When I write fiction, my characters tend to be messed up.  Truth be told, that’s how I prefer it.  Characters that represent only the most idealized of ideals make me wanna holler! I want someone I can relate to, someone I can cheer for when they overcome obstacles, someone I love to hate.

Flawed characters permeate the literary landscape, but what about the opposite? As far as the Young Adult world goes, the characters that most embody unrealistic perfection for me are Francine Pascal’s icons of All-American Virgitude, Sweet Valley High’s Elizabeth and Jessica Wakefield.

Practically Perfect in Every Way

Don’t get me wrong, I religiously devoured those books and am ragingly jealous in awe of Pascal’s sun-kissed empire, but her depictions of the Twins Wakefield bordered on the incredulous:  Five feet six inches tall, shoulder-length blonde hair, blue-green eyes, “perfect” size six figures (which has since changed to size four for today’s target audience), effortlessly Mensa-smart, super charming with amazing parents and a sensitive, hottie brother.  Blah blah blah, bore bore bore.  Even when their “flaws” are revealed, they are more along the lines of being too nice and beautiful to live.

Porn Stache = Trouble

As a reader, I willingly suspended my disbelief for the sake of soapy goodness but rarely identified with the twins’ existence.  The series annoyingly pushes the really compelling stuff–drug abuse, premarital sex, family strife–through a revolving door of throwaway characters, but that’s where I saw myself: with the misfits, outcasts and poor little rich girls.

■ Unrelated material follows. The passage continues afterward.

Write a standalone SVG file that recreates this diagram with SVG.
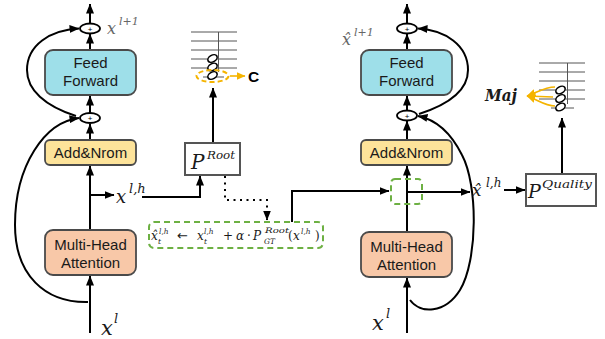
<svg xmlns="http://www.w3.org/2000/svg" width="605" height="339" viewBox="0 0 605 339">
<defs>
<marker id="ah" markerWidth="10" markerHeight="8" refX="9.5" refY="4" orient="auto" markerUnits="userSpaceOnUse"><path d="M0,0 L10,4 L0,8 Z" fill="#000"/></marker>
<marker id="oh" markerWidth="9" markerHeight="8" refX="8.5" refY="4" orient="auto" markerUnits="userSpaceOnUse"><path d="M0,0 L9,4 L0,8 Z" fill="#f5b400"/></marker>
<style>
.box{stroke:#4a4a4a;stroke-width:1.8}
.ff{fill:#9edfe9}
.an{fill:#fde39a}
.mh{fill:#f8c8a8}
.bt{font-family:'Liberation Sans',Arial,sans-serif;font-size:15px;fill:#1a1a1a;text-anchor:middle}
.ln{fill:none;stroke:#000;stroke-width:2}
.m{font-family:'DejaVu Serif',serif;font-style:italic;fill:#1a1a1a}
.g{fill:#666}
.circ{fill:#fff;stroke:#000;stroke-width:1.8}
.pl{font-family:'Liberation Sans',Arial,sans-serif;font-size:8px;text-anchor:middle;fill:#000}
.st{stroke:#555;stroke-width:1}
.note{fill:#fff;stroke:#000;stroke-width:1.6}
.grn{fill:none;stroke:#6db043;stroke-width:2;stroke-dasharray:6 4}
.org{fill:none;stroke:#f5b400;stroke-width:1.6}
.pb{fill:#fff;stroke:#555;stroke-width:2}
</style>
</defs>

<g id="connectors">
  <line class="ln" x1="90" y1="23" x2="90" y2="4" marker-end="url(#ah)"/>
  <line class="ln" x1="90" y1="50" x2="90" y2="34" marker-end="url(#ah)"/>
  <line class="ln" x1="90" y1="113" x2="90" y2="96" marker-end="url(#ah)"/>
  <line class="ln" x1="90" y1="140" x2="90" y2="124" marker-end="url(#ah)"/>
  <line class="ln" x1="90" y1="230" x2="90" y2="166" marker-end="url(#ah)"/>
  <line class="ln" x1="90" y1="195" x2="114" y2="195" marker-end="url(#ah)"/>
  <line class="ln" x1="90" y1="333" x2="90" y2="276" marker-end="url(#ah)"/>
  <path class="ln" d="M76,116 C45,106 27,90 27,70 C27,45 50,30 79,28.5" marker-end="url(#ah)"/>
  <path class="ln" d="M88,302 C45,303 15,275 15,225 C15,165 45,122 79,118" marker-end="url(#ah)"/>
  <polyline class="ln" points="142,197 200,197 200,176" marker-end="url(#ah)"/>
  <line class="ln" x1="213" y1="143" x2="213" y2="88" marker-end="url(#ah)"/>
  <polyline class="ln" points="225,176 225,200 267,200 267,220" stroke-dasharray="2 4.5" marker-end="url(#ah)"/>
  <polyline class="ln" points="292,222 292,191 389,191" marker-end="url(#ah)"/>
  <line class="ln" x1="407" y1="23" x2="407" y2="4" marker-end="url(#ah)"/>
  <line class="ln" x1="407" y1="50" x2="407" y2="34" marker-end="url(#ah)"/>
  <line class="ln" x1="407" y1="110" x2="407" y2="96" marker-end="url(#ah)"/>
  <line class="ln" x1="407" y1="140" x2="407" y2="121" marker-end="url(#ah)"/>
  <line class="ln" x1="407" y1="232" x2="407" y2="166" marker-end="url(#ah)"/>
  <line class="ln" x1="407" y1="192" x2="470" y2="192" marker-end="url(#ah)"/>
  <line class="ln" x1="504" y1="190" x2="525" y2="190" marker-end="url(#ah)"/>
  <line class="ln" x1="562" y1="174" x2="562" y2="118" marker-end="url(#ah)"/>
  <line class="ln" x1="407" y1="333" x2="407" y2="278" marker-end="url(#ah)"/>
  <path class="ln" d="M419,114 C450,104 468,90 468,70 C468,45 445,30 418,28.5" marker-end="url(#ah)"/>
  <path class="ln" d="M410,300 C420,314 445,314 460,290 C478,260 478,185 462,155 C452,135 438,120 418,116" marker-end="url(#ah)"/>
</g>

<g id="circle-left-top"><ellipse class="circ" cx="90" cy="28.5" rx="10" ry="5"/><text class="pl" x="90" y="31.5">+</text></g>
<g id="circle-left-mid"><ellipse class="circ" cx="90" cy="118" rx="10" ry="5"/><text class="pl" x="90" y="121">+</text></g>
<g id="circle-right-top"><ellipse class="circ" cx="407" cy="28.5" rx="10" ry="5"/><text class="pl" x="407" y="31.5">+</text></g>
<g id="circle-right-mid"><ellipse class="circ" cx="407" cy="115.5" rx="10" ry="5"/><text class="pl" x="407" y="118.5">+</text></g>

<g id="ff-left"><rect class="box ff" x="45" y="50" width="91" height="45" rx="8"/><text class="bt" x="90.5" y="68">Feed</text><text class="bt" x="90.5" y="86">Forward</text></g>
<g id="add-left"><rect class="box an" x="45" y="140" width="91" height="25" rx="5"/><text class="bt" x="90.5" y="158">Add&amp;Nrom</text></g>
<g id="mha-left"><rect class="box mh" x="45" y="230" width="91" height="45" rx="8"/><text class="bt" x="90.5" y="250">Multi-Head</text><text class="bt" x="90.5" y="268">Attention</text></g>

<g id="ff-right"><rect class="box ff" x="361" y="50" width="91" height="45" rx="8"/><text class="bt" x="406.5" y="68">Feed</text><text class="bt" x="406.5" y="86">Forward</text></g>
<g id="add-right"><rect class="box an" x="361" y="140" width="91" height="25" rx="5"/><text class="bt" x="406.5" y="158">Add&amp;Nrom</text></g>
<g id="mha-right"><rect class="box mh" x="361" y="232" width="91" height="45" rx="8"/><text class="bt" x="406.5" y="252">Multi-Head</text><text class="bt" x="406.5" y="270">Attention</text></g>

<g id="p-root"><rect class="pb" x="185" y="143" width="55" height="32"/>
<text class="m" x="191" y="169" font-size="20">P<tspan x="207" y="159" font-size="11.5" textLength="28" lengthAdjust="spacingAndGlyphs">Root</tspan></text></g>

<g id="p-quality"><rect class="pb" x="526" y="174" width="70" height="32"/>
<text class="m" x="528" y="198" font-size="19">P<tspan x="542" y="188" font-size="11.5" textLength="50" lengthAdjust="spacingAndGlyphs">Quality</tspan></text></g>

<g id="green-box"><rect class="grn" x="149" y="222" width="174" height="26" rx="5"/>
<text class="m" font-size="12"><tspan x="151" y="240">x̂</tspan><tspan x="159" y="234" font-size="7.5">l,h</tspan><tspan x="158" y="244" font-size="7.5">t</tspan><tspan x="177" y="240" font-style="normal" font-family="DejaVu Sans, sans-serif" font-size="13">←</tspan><tspan x="197" y="240">x</tspan><tspan x="204" y="234" font-size="7.5">l,h</tspan><tspan x="204" y="244" font-size="7.5">t</tspan><tspan x="223" y="240" font-style="normal">+</tspan><tspan x="236" y="240">α</tspan><tspan x="247" y="240" font-style="normal">·</tspan><tspan x="253" y="240">P</tspan><tspan x="265" y="233" font-size="7.5" textLength="24" lengthAdjust="spacingAndGlyphs">Root</tspan><tspan x="264" y="244" font-size="7.5">GT</tspan><tspan x="288" y="240" font-style="normal">(</tspan><tspan x="293" y="240">x</tspan><tspan x="301" y="234" font-size="7.5">l,h</tspan><tspan x="315" y="240" font-style="normal">)</tspan></text></g>

<g id="green-small"><rect class="grn" x="391" y="179" width="31" height="25" rx="4"/></g>

<g id="staff-left">
  <line class="st" x1="191" y1="32" x2="237" y2="32"/>
  <line class="st" x1="191" y1="41" x2="237" y2="41"/>
  <line class="st" x1="191" y1="50" x2="237" y2="50"/>
  <line class="st" x1="191" y1="59" x2="237" y2="59"/>
  <line class="st" x1="191" y1="68" x2="237" y2="68"/>
  <line class="st" x1="203" y1="77" x2="224" y2="77"/>
  <line class="st" x1="218.5" y1="32" x2="218.5" y2="72"/>
  <ellipse class="note" cx="212.5" cy="58.5" rx="5" ry="3.3" transform="rotate(-30 212.5 58.5)"/>
  <ellipse class="note" cx="212.5" cy="67" rx="5" ry="3.3" transform="rotate(-30 212.5 67)"/>
  <ellipse class="note" cx="212.5" cy="75.5" rx="5" ry="3.3" transform="rotate(-30 212.5 75.5)"/>
  <ellipse cx="212.5" cy="76" rx="16" ry="6" fill="none" stroke="#f5b400" stroke-width="2" stroke-dasharray="5 3"/>
  <line class="org" x1="230" y1="76" x2="245" y2="76" marker-end="url(#oh)"/>
  <text x="248" y="81.5" font-family="Liberation Sans, Arial, sans-serif" font-weight="bold" font-size="15.5" fill="#000">C</text>
</g>

<g id="staff-right">
  <line class="st" x1="539" y1="63" x2="585" y2="63"/>
  <line class="st" x1="539" y1="72" x2="585" y2="72"/>
  <line class="st" x1="539" y1="81" x2="585" y2="81"/>
  <line class="st" x1="539" y1="90" x2="585" y2="90"/>
  <line class="st" x1="539" y1="99" x2="585" y2="99"/>
  <line class="st" x1="551" y1="108" x2="574" y2="108"/>
  <line class="st" x1="567.5" y1="63" x2="567.5" y2="104"/>
  <ellipse class="note" cx="560.5" cy="90" rx="5" ry="3.3" transform="rotate(-30 560.5 90)"/>
  <ellipse class="note" cx="560.5" cy="98.5" rx="5" ry="3.3" transform="rotate(-30 560.5 98.5)"/>
  <ellipse class="note" cx="560.5" cy="107" rx="5" ry="3.3" transform="rotate(-30 560.5 107)"/>
  <path class="org" d="M555,87 C545,87 538,92 527,96" marker-end="url(#oh)"/>
  <path class="org" d="M553,97 L527,96" marker-end="url(#oh)"/>
  <path class="org" d="M555,106 C545,106 538,100 527,96" marker-end="url(#oh)"/>
  <text class="m" x="485" y="101" font-size="16" font-weight="bold" textLength="32" lengthAdjust="spacingAndGlyphs">Maj</text>
</g>

<g id="labels">
  <text class="m g" x="107" y="34" font-size="16">x<tspan x="119" y="25" font-size="11">l+1</tspan></text>
  <text class="m g" x="342" y="45" font-size="16">x̂<tspan x="354" y="36" font-size="11">l+1</tspan></text>
  <text class="m" x="116" y="203" font-size="18">x<tspan x="129" y="193" font-size="13">l,h</tspan></text>
  <text class="m" x="472" y="196" font-size="17">x̂<tspan x="486" y="187" font-size="12">l,h</tspan></text>
  <text class="m" x="101" y="335" font-size="21">x<tspan x="114" y="323" font-size="13">l</tspan></text>
  <text class="m" x="372" y="330" font-size="21">x<tspan x="386" y="318" font-size="13">l</tspan></text>
</g>
</svg>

Let’s face it, anyone who tells you the world’s black and white is conducting the crazy train.   We live in a confusing conflagration of messy, muddled gray.  Because the path isn’t Yellow-Brick-Road defined, we encounter challenges, make poor choices (sometimes repeatedly), are influenced by the wrong people and cause what feels like irreparable harm to ourselves.

Sometimes we come out on the other side, whole healthy and happy, and sometimes we don’t.  But the journey is what makes us legendary and I’ll gladly hitch myself to any character who painfully endures so that I may learn a lesson or two.


11 thoughts on “Beautifully Flawed”

  1. I never read the books…I only watch the TV show version. That’s a lie. I did read the Sweet Valley University series. Anyway, the TV show must have been a bit different because Jessica was always nasty (but still gorgeous). I was obsessed with the Daniels twins.

    And Trix, they’re 5’7″ and 5’8″ in real life…that’s a little better, right? No? Okay.

    I really don’t mind good-girls; I am one. Sure, I don’t want to read about Mary who always gets straight As, looks like a supermodel, and plays Bingo at the old folks home every week; but at the same turn, I don’t want to read about Millie who’s screwing the soccer team and popping out babies left and right and her parents are drug addicts and her uncle is a millionaire who won’t help them out because Millie’s father stole his lighter back in eigth grade. You know what I mean?

    I don’t want super good and I don’t want completely unreasonable. I just want normal people. But, then, I guess normal might be too boring.


    1. Jessica was nasty and conniving in the books too, but it was spun as, “Oh it’s just Jessica” and rarely was there a lasting consequence for her actions. Sure, you can ruin reputations and try to steal boyfriends and commit misdemeanors, but you won’t have to suffer for it because you’re cute.

      You’re right, as someone who walked the tight-rope between goody-goody and bad-girl, some balance is definitely required. It’s challenging to write a not-so-nice character with no redeeming qualities because your instinct is to make something likeable about them, but those people do exist in the world. And then there’s characters who appear bad–like one of my favorites, Severus Snape–but may have ulterior motives at play. I find the entire dynamic fascinating!


  2. I remember reading these books, yet I don’t remember a thing about them anymore. Sounds like that is probably a good thing.

    I agree that flawed characters are the best characters. They have depth, and their weaknesses can draw us in closer in a way that perfection never will. There’s a reason Stepford Wives are looked at with fear and mistrust. Otherwise, it would be a movie/book about utopia, right?


  3. Man, those twins did all sorts of damage to my self-esteem when I was younger. Too tall, too brunette, too average, etc. Just seeing that pic makes me shudder. But yes, the porn stache is HILARIOUS!